The IPSA will take over some of the functions previously undertaken by the Fees Office. It will not, however, determine the level of MPs' pay. That will remain a matter for the Senior Salaries Review Body which annually informs the Speaker of the House of Commons of the percentage increase to be awarded to MPs.

=== Criticism of the Independent Parliamentary Standards Authority (IPSA) ===
The Independent Parliamentary Standards Authority (IPSA) has been criticised for severely complicating the expenses claims process for MPs and their staff. Former Member of Parliament Paul Flynn recalled his experiences with IPSA upon its creation: "A monthly thirty-minute chore was complicated by ISPA into endless hours of tedious frustrating trawling through a bureaucratic morass of irrational rules" and he believed, "A simple five-part claims system was atomised into a hundred headings and sub-headings".

===Surge in independent candidates===

A surge in proposed independent candidates and enhanced profile of minority parties were noted in the press. In various cases these candidates stood in recognition of the loss of public goodwill suffered by established MPs and parties, and proposed to stand on "clean slate" or anti-sleaze platforms. In the immediate aftermath of the revelations, a Populus survey said that only 45% of people were committed to voting in the next general election (although 54% said they wanted an election as soon as possible), which had fallen by around a quarter since before the disclosures began. The Conservatives still maintained their lead over Labour, but support for the BNP was up.
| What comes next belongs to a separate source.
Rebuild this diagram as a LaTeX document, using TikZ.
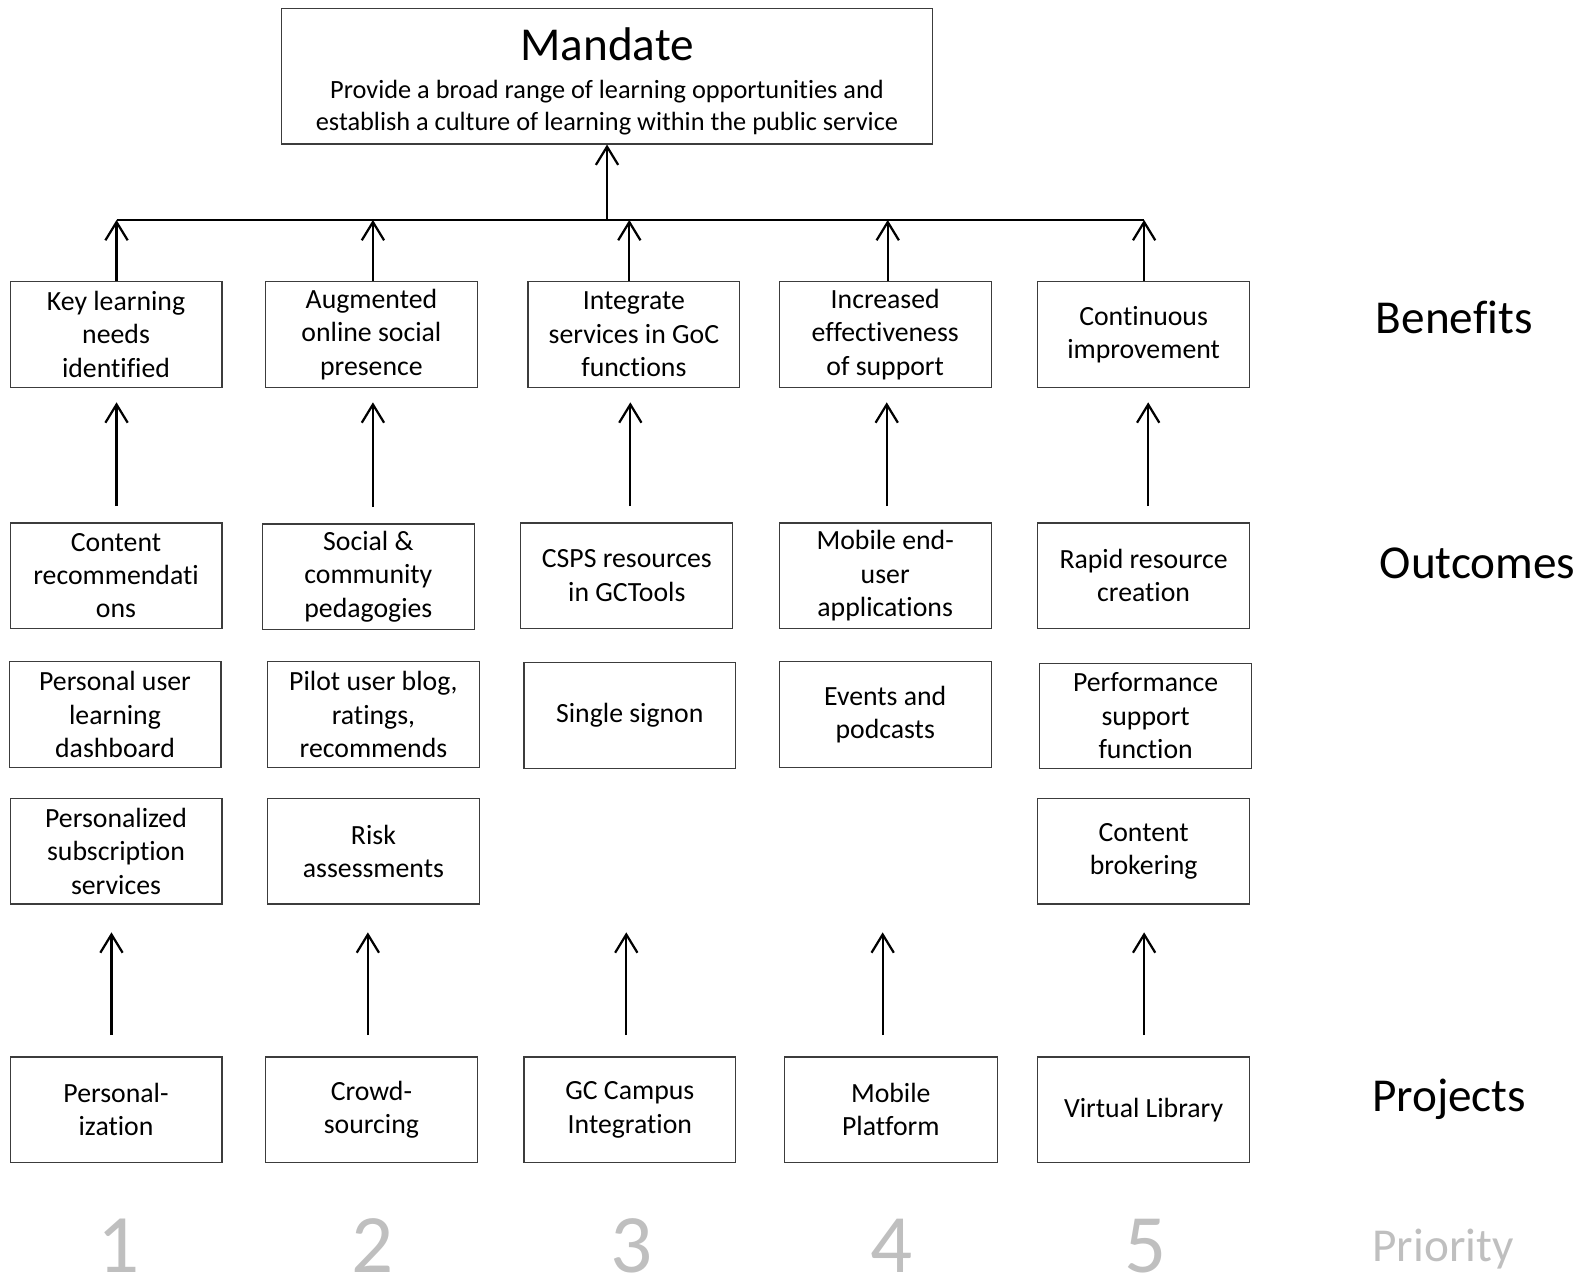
\documentclass[tikz,border=0pt]{standalone}
\usepackage{fontspec}
\setmainfont{Carlito}[Ligatures=NoCommon]
\usetikzlibrary{arrows.meta}
\definecolor{prio}{RGB}{191,191,191}
\definecolor{boxline}{RGB}{60,60,60}
\begin{document}
\begin{tikzpicture}[x=0.5pt,y=-0.5pt,
 box/.style={draw=boxline, line width=0.6pt, minimum width=104.5pt, minimum height=52pt, inner sep=0pt, align=center, font=\fontsize{13.7}{16.5}\selectfont},
 arr/.style={line width=1.1pt, -{Straight Barb[length=9pt,width=11pt]}},
 side/.style={anchor=base, inner sep=0pt, font=\fontsize{23.3}{28}\selectfont},
 prionum/.style={anchor=base, inner sep=0pt, text=prio, font=\fontsize{41}{48}\selectfont},
 sub/.style={anchor=base, inner sep=0pt, font=\fontsize{13}{16}\selectfont},
]
\path[use as bounding box] (0,0) rectangle (1568,1266);

% Mandate
\node[draw=boxline, line width=0.6pt, minimum width=321pt, minimum height=67pt, inner sep=0pt] (m) at (599,75) {};
\node[side] (mt) at (599,60) {Mandate};
\node[sub] (ms1) at (599,97) {Provide a broad range of learning opportunities and};
\node[sub] (ms2) at (599,129) {establish a culture of learning within the public service};

% Benefits
\node[box] (b1) at (114.5,330) {Key learning\\needs\\identified};
\node[box] (b2) at (366.5,330) {Augmented\\online social\\presence};
\node[box] (b3) at (625.5,330) {Integrate\\services in GoC\\functions};
\node[box] (b4) at (873.5,330) {Increased\\effectiveness\\of support};
\node[box] (b5) at (1128.5,330) {Continuous\\improvement};

% Outcomes
\node[box] (o1) at (114.5,568) {Content\\recommendati\\ons};
\node[box] (o2) at (363.5,569) {Social \&\\community\\pedagogies};
\node[box] (o3) at (618.5,568) {CSPS resources\\in GCTools};
\node[box] (o4) at (873.5,568) {Mobile end-\\user\\applications};
\node[box] (o5) at (1128.5,568) {Rapid resource\\creation};

% Row 3
\node[box] (r1) at (113.5,705) {Personal user\\learning\\dashboard};
\node[box] (r2) at (368.5,705) {Pilot user blog,\\ratings,\\recommends};
\node[box] (r3) at (621.5,706) {Single signon};
\node[box] (r4) at (873.5,705) {Events and\\podcasts};
\node[box] (r5) at (1130.5,706.5) {Performance\\support\\function};

% Row 4
\node[box] (s1) at (114.5,840) {Personalized\\subscription\\services};
\node[box] (s2) at (368.5,840) {Risk\\assessments};
\node[box] (s5) at (1128.5,840) {Content\\brokering};

% Projects
\node[box] (p1) at (114.5,1095) {Personal-\\ization};
\node[box] (p2) at (366.5,1095) {Crowd-\\sourcing};
\node[box] (p3) at (621.5,1095) {GC Campus\\Integration};
\node[box, minimum width=105pt] (p4) at (879,1095) {Mobile\\Platform};
\node[box] (p5) at (1128.5,1095) {Virtual Library};

% Side labels
\node[side] (lb) at (1435,329) {Benefits};
\node[side] (lo) at (1458,571) {Outcomes};
\node[side] (lp) at (1430,1097) {Projects};
\node[side, text=prio] (lpr) at (1424,1245) {Priority};
\node[prionum] (n1) at (117,1256) {1};
\node[prionum] (n2) at (368,1256) {2};
\node[prionum] (n3) at (623,1256) {3};
\node[prionum] (n4) at (880,1256) {4};
\node[prionum] (n5) at (1130,1256) {5};

% Bar and trunk
\coordinate (bar) at (599,217);
\coordinate (u1) at (115,217);
\coordinate (u2) at (368,217);
\coordinate (u3) at (621,217);
\coordinate (u4) at (876,217);
\coordinate (u5) at (1129,217);
\draw[line width=1.1pt] (u1) -- (u5);
\draw[arr] (bar) -- (m.south);
\foreach \i in {1,...,5} {\draw[arr] (b\i.north -| u\i) -- (u\i);}

% Outcomes -> Benefits
\coordinate (t1) at (115,397);
\coordinate (t2) at (368,397);
\coordinate (t3) at (622,397);
\coordinate (t4) at (875,397);
\coordinate (t5) at (1133,397);
\foreach \i in {1,...,5} {\draw[arr, shorten <=8pt] (o\i.north -| t\i) -- (t\i);}

% Projects -> above
\coordinate (q1) at (110,920);
\coordinate (q2) at (363,920);
\coordinate (q3) at (618,920);
\coordinate (q4) at (871,920);
\coordinate (q5) at (1129,920);
\foreach \i in {1,...,5} {\draw[arr, shorten <=10.5pt] (p\i.north -| q\i) -- (q\i);}
\end{tikzpicture}
\end{document}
The poll showed that 19% of voters were prepared to vote outside of the main three parties, with the British National Party, Green Party of England and Wales, and UK Independence Party also hoping to capitalise, and was particularly pertinent because of the subsequent European Parliament election.

===Effect on MPs and on the political structure===
The expenses disclosures were published over an extended period of time, with the focus moving to different MPs daily. As a result, there was significant pressure on MPs who did not know whether, and for what, they would be discussed, as well as a general deepening hostility that grew over a relatively long period.

On 22 May 2009 Nadine Dorries, the Conservative MP for Mid Bedfordshire went on record in saying that many of her colleagues "feared a suicide" and that MPs were "beginning to crack". She likened the atmosphere in Westminster to that surrounding Senator Joseph McCarthy's "witch hunts" of suspected Communists during the 1950s. The comment led to a forceful rebuke by Conservative leader David Cameron, who stated that the anger and mood were warranted and that MPs should be more concerned about what the public were thinking.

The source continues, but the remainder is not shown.